Eczema at Work
When people think of occupational dermatitis, they tend to think of a skin disease caused by exposure to hazardous chemicals.
However, there are a number of other skin problems that can be caused and exacerbated by work, including atopic eczema. Whether you have a pre-existing skin condition, are vulnerable to eczema or have developed contact dermatitis through your job, find out more about your legal rights at work and the steps to follow if your eczema is caused or worsened by your employment.
Different types of work-related dermatitis
Occupational dermatitis is an umbrella term for all skin problems, including eczema and psoriasis, that have been caused or aggravated by work. These can include:
Irritant contact dermatitis – caused when the skin comes into contact with a substance and damages cells, this condition can be temporary and clear up once exposure has ceased.
However, both chronic irritant contact dermatitis from prolonged exposure and irritant contact dermatitis caused by a single intense exposure tend to be permanent.
Allergic contact dermatitis – when a person becomes sensitised to a substance this can lead to permanent allergic dermatitis. Any subsequent, albeit limited, contact can cause a flare-up.
People with atopic eczema are more susceptible to irritant contact dermatitis than allergic contact dermatitis.
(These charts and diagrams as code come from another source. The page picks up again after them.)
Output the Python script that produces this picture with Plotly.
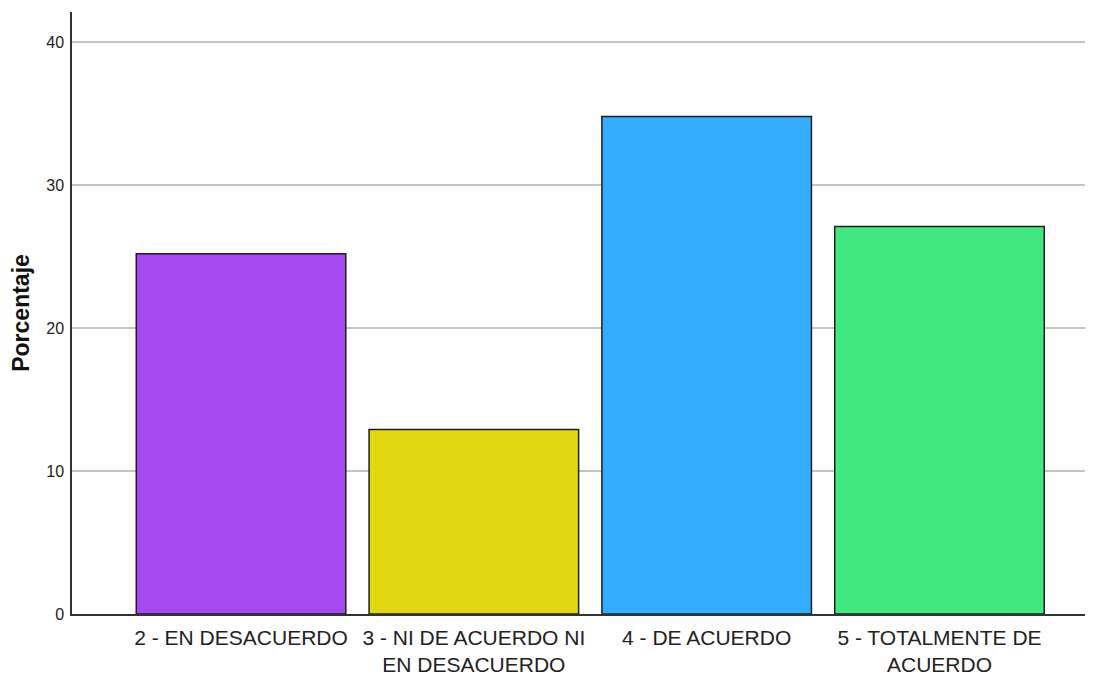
import plotly.graph_objects as go

categories = ["2 - EN DESACUERDO", "3 - NI DE ACUERDO NI<br>EN DESACUERDO", "4 - DE ACUERDO", "5 - TOTALMENTE DE<br>ACUERDO"]
values = [25.2, 12.9, 34.8, 27.1]
colors = ["#A749F2", "#E2D810", "#33ADFF", "#42E97F"]
y_ticks = [0, 10, 20, 30, 40]

fig = go.Figure()
fig.add_trace(go.Bar(
    x=list(range(len(categories))),
    y=values,
    width=0.9,
    marker=dict(color=colors, line=dict(color="#1e1e1e", width=1.5)),
    hoverinfo="y",
))

FONT = "Liberation Sans, Arial, sans-serif"
fig.update_layout(
    width=1097, height=682,
    margin=dict(l=72, r=12, t=12, b=68),
    paper_bgcolor="white", plot_bgcolor="white",
    showlegend=False,
    font=dict(family=FONT, color="#222222"),
    xaxis=dict(
        range=[-0.726, 3.625],
        tickmode="array",
        tickvals=list(range(len(categories))),
        ticktext=categories,
        tickangle=0,
        automargin=False,
        tickfont=dict(size=21, family=FONT, color="#222222"),
        showgrid=False, zeroline=False,
        showline=True, linecolor="#333333", linewidth=1.5,
        ticks="", ticklabelstandoff=4,
    ),
    yaxis=dict(
        range=[0, 42.1],
        automargin=False,
        tickmode="array", tickvals=y_ticks, ticktext=[str(t) for t in y_ticks],
        tickfont=dict(size=16, family=FONT, color="#222222"),
        showgrid=True, gridcolor="#c4c4c4", gridwidth=1.5,
        zeroline=False,
        showline=True, linecolor="#333333", linewidth=1.5,
        ticks="", ticklabelstandoff=3,
        title=dict(text="<b>Porcentaje</b>", font=dict(size=23, family=FONT, color="#111111"), standoff=10),
    ),
)

fig.write_html("out.html", config={"displayModeBar": False},
               post_script="document.body.style.margin='0';document.body.style.overflow='hidden';")
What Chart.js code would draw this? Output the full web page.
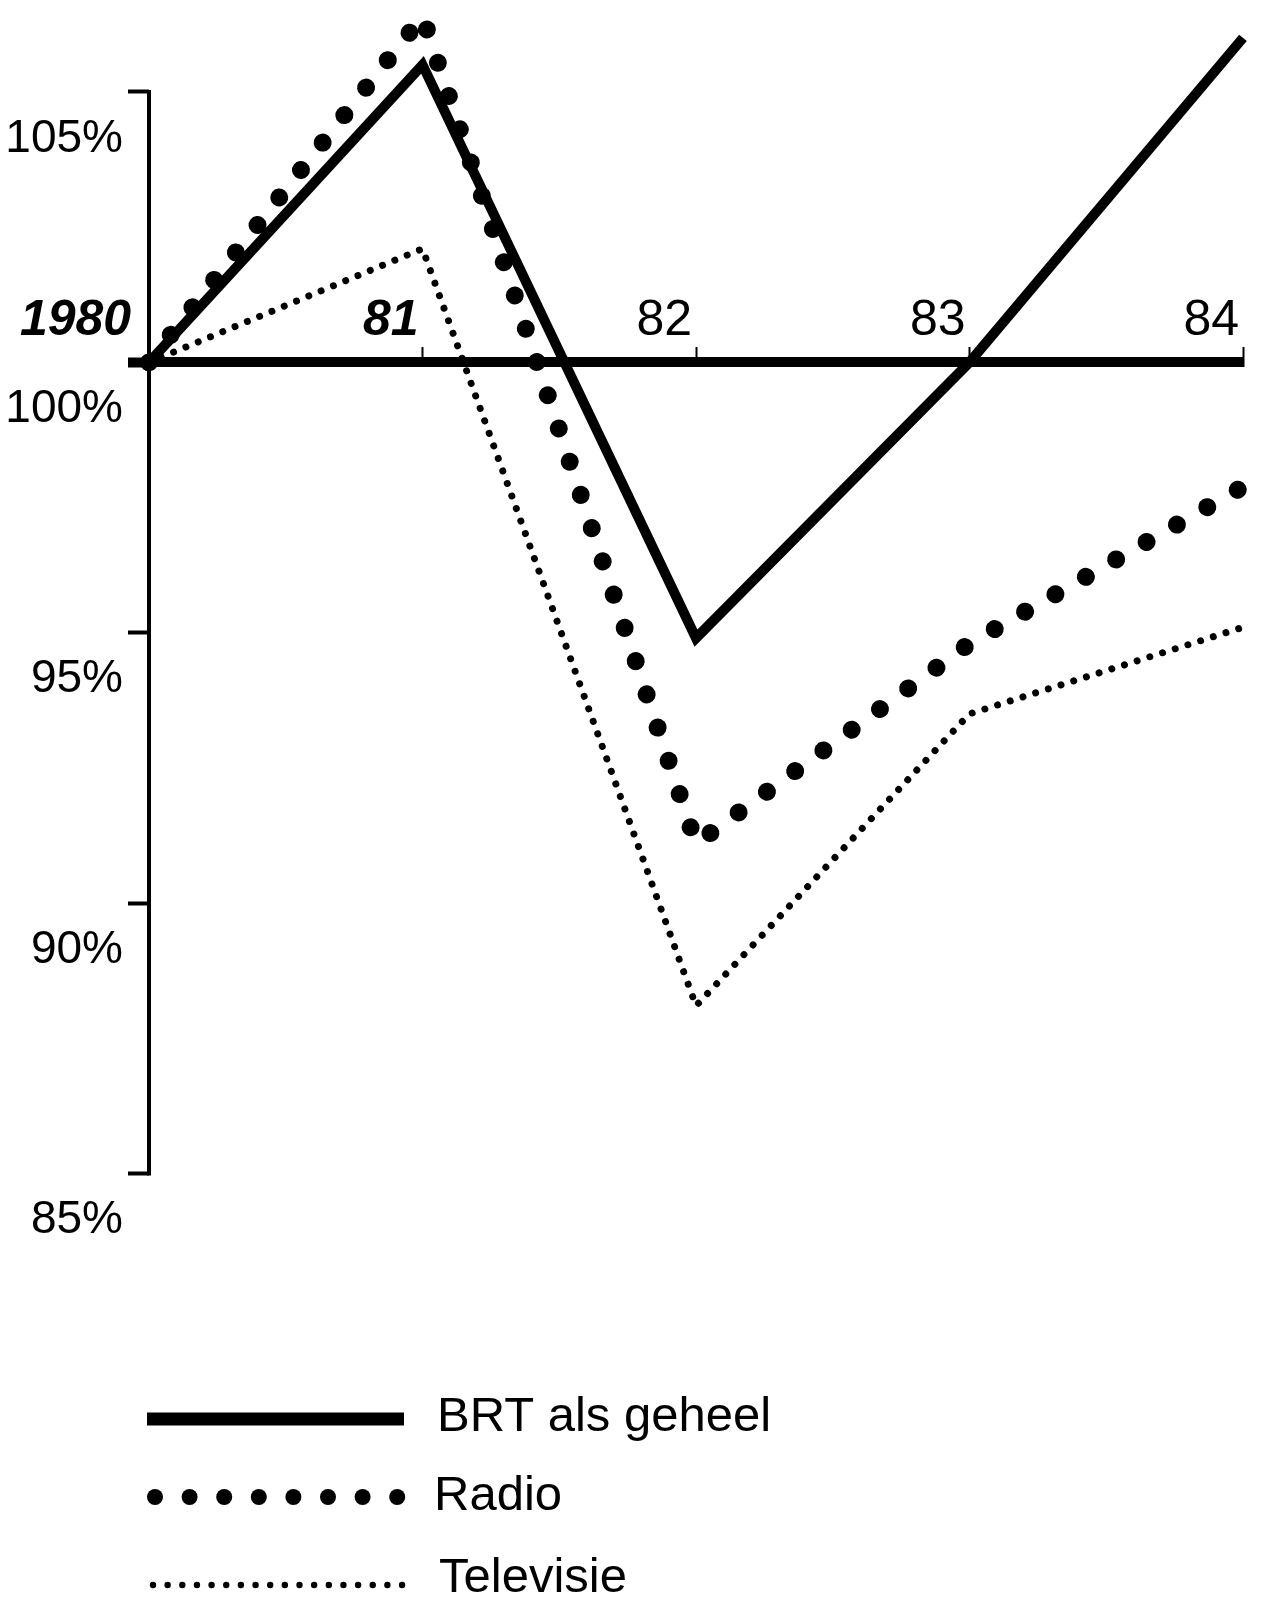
<!DOCTYPE html>
<html>
<head>
<meta charset="utf-8">
<title>BRT 1980-84</title>
<script src="https://cdn.jsdelivr.net/npm/chart.js@4.4.0/dist/chart.umd.min.js"></script>
<style>
  html, body { margin: 0; padding: 0; background: #fff; }
  canvas { display: block; }
</style>
</head>
<body>
<canvas id="myChart" width="1261" height="1597"></canvas>
<script>
// values (index, 1980 = 100%)
const years = ['1980', '81', '82', '83', '84'];
const brt = [100, 105.5, 94.9, 100, 106.0];
const radio = [100, 106.4, 91.1, 94.8, 97.7];
const televisie = [100, 102.1, 88.1, 93.5, 95.1];
const yTicks = [85, 90, 95, 100, 105];
const seriesNames = ['BRT als geheel', 'Radio', 'Televisie'];

const FONT = "'Liberation Sans', Arial, Helvetica, sans-serif";

// the vertical axis only runs from 85% to 105%
const axisLine = {
  id: 'axisLine',
  beforeDatasetsDraw(chart) {
    const ctx = chart.ctx;
    const y = chart.scales.y;
    const x = chart.chartArea.left;
    ctx.save();
    ctx.strokeStyle = '#000';
    ctx.lineWidth = 4;
    ctx.beginPath();
    ctx.moveTo(x, y.getPixelForValue(yTicks[yTicks.length - 1]) - 2);
    ctx.lineTo(x, y.getPixelForValue(yTicks[0]) + 2);
    ctx.stroke();
    ctx.restore();
  }
};

// legend under the chart: line sample + name, one row per series
const legendRows = {
  id: 'legendRows',
  afterDraw(chart) {
    const ctx = chart.ctx;
    const ds = chart.data.datasets;
    ctx.save();
    ctx.fillStyle = '#000';
    ctx.strokeStyle = '#000';

    ctx.lineWidth = 13;
    ctx.beginPath();
    ctx.moveTo(147, 1419);
    ctx.lineTo(404, 1419);
    ctx.stroke();

    for (let i = 0; i < 8; i++) {
      ctx.beginPath();
      ctx.arc(155 + i * 34.6, 1497, 8, 0, Math.PI * 2);
      ctx.fill();
    }
    for (let i = 0; i < 18; i++) {
      ctx.beginPath();
      ctx.arc(153 + i * 14.65, 1585, 3.2, 0, Math.PI * 2);
      ctx.fill();
    }

    ctx.font = '49px ' + FONT;
    ctx.textBaseline = 'alphabetic';
    ctx.textAlign = 'left';
    ctx.fillText(ds[0].label, 437, 1431);
    ctx.fillText(ds[1].label, 434, 1510);
    ctx.fillText(ds[2].label, 439, 1592);
    ctx.restore();
  }
};

new Chart(document.getElementById('myChart'), {
  type: 'line',
  data: {
    labels: years,
    datasets: [
      {
        label: seriesNames[0],
        data: brt,
        borderColor: '#000',
        borderWidth: 10,
        borderJoinStyle: 'miter',
        pointRadius: 0,
        clip: false
      },
      {
        label: seriesNames[1],
        data: radio,
        borderColor: '#000',
        borderWidth: 18,
        borderDash: [0.01, 35],
        borderCapStyle: 'round',
        pointRadius: 0,
        clip: false
      },
      {
        label: seriesNames[2],
        data: televisie,
        borderColor: '#000',
        borderWidth: 7,
        borderDash: [0.01, 13.3],
        borderCapStyle: 'round',
        pointRadius: 0,
        clip: false
      }
    ]
  },
  options: {
    responsive: false,
    animation: false,
    devicePixelRatio: 1,
    layout: {
      autoPadding: false,
      padding: { left: 0, right: 18, top: 0, bottom: 423.5 }
    },
    plugins: {
      legend: { display: false },
      tooltip: { enabled: false }
    },
    scales: {
      x: {
        position: { y: 100 },
        offset: false,
        grid: {
          display: true,
          drawOnChartArea: false,
          drawTicks: true,
          tickLength: -20,
          tickWidth: 2,
          tickColor: '#000'
        },
        border: { display: true, width: 10, color: '#000' },
        ticks: {
          autoSkip: false,
          maxRotation: 0,
          align: 'end',
          labelOffset: -4,
          padding: -51,
          color: '#000',
          font: (c) => ({
            family: FONT,
            size: 50,
            weight: c.index < 2 ? 'bold' : 'normal',
            style: c.index < 2 ? 'italic' : 'normal'
          }),
          callback: (v, i) => (i === 0 ? years[i] + ' ' : years[i])
        }
      },
      y: {
        min: 85,
        max: 106.7,
        afterFit: (s) => {
          s.width = 149;
          // labels sit below their ticks, no room needed above the plot
          s.paddingTop = 0;
          s.paddingBottom = 0;
        },
        afterBuildTicks: (s) => { s.ticks = yTicks.map(v => ({ value: v })); },
        grid: {
          display: true,
          drawOnChartArea: false,
          drawTicks: true,
          tickLength: 21,
          tickWidth: (c) => (c.tick && c.tick.value === 100 ? 10 : 4),
          tickColor: '#000'
        },
        border: { display: false },
        ticks: {
          color: '#000',
          padding: 5,
          labelOffset: 47,
          font: { family: FONT, size: 46 },
          callback: (v) => v + '%'
        }
      }
    }
  },
  plugins: [axisLine, legendRows]
});
</script>
</body>
</html>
Whether you develop one kind of dermatitis or another can depend on the intensity of your exposure to a substance and your susceptibility to the condition. While some people develop dermatitis immediately, it can take a few years for others. Generally, it will manifest within a reasonably short period after the exposure.
Legal rights of employees
An employer is responsible for protecting their employees’ safety at work. They are also required to adhere and remain up to date with Control of Substances Hazardous to Health Regulations (COSHH) in order to improve the general exposure to and management of occupational hazards.
The duties your employer has under COSHH include:
- Assess your exposure to hazardous substances at regular intervals or if any changes occur
- Prevent exposure and, where this is not possible, control exposure
- Maintain health and safety measures and keep them in good working order. Personal Protective Equipment (PPE), such as gloves and overalls, should be tested and examined regularly
- Conduct a Health Surveillance at a minimum of 12-month intervals or even more regularly
- Train employees about the risks and provide adequate safety information
Valuable information for employers vulnerable to eczema
Employers and employees have mutual obligations in the workplace towards each other.
While employers are required to look after the health and safety of their workers, employees are also required to prevent risks to their own health and that of others. Staff members also have a duty to inform employers about any health problems or concerns that they may have at work.
If you suffer from a condition such as eczema, you should let your employer know so they can take positive steps to protect you from certain substances.
What if your employer ignores your occupational dermatitis?
If your employer does not adhere to their legal duty, even if you have told them about your skin problems, which causes or worsens your occupational dermatitis, you may be entitled to claim compensation for their negligence and any impact it has had on your health and finances.
Also, if you are forced to leave your employment, you may even be able to claim for constructive dismissal. This is provided that you have worked for a continuous 12-month period and have employment rights. If you’re unsure of your rights, legal advice should always first be sought in respect of individual cases.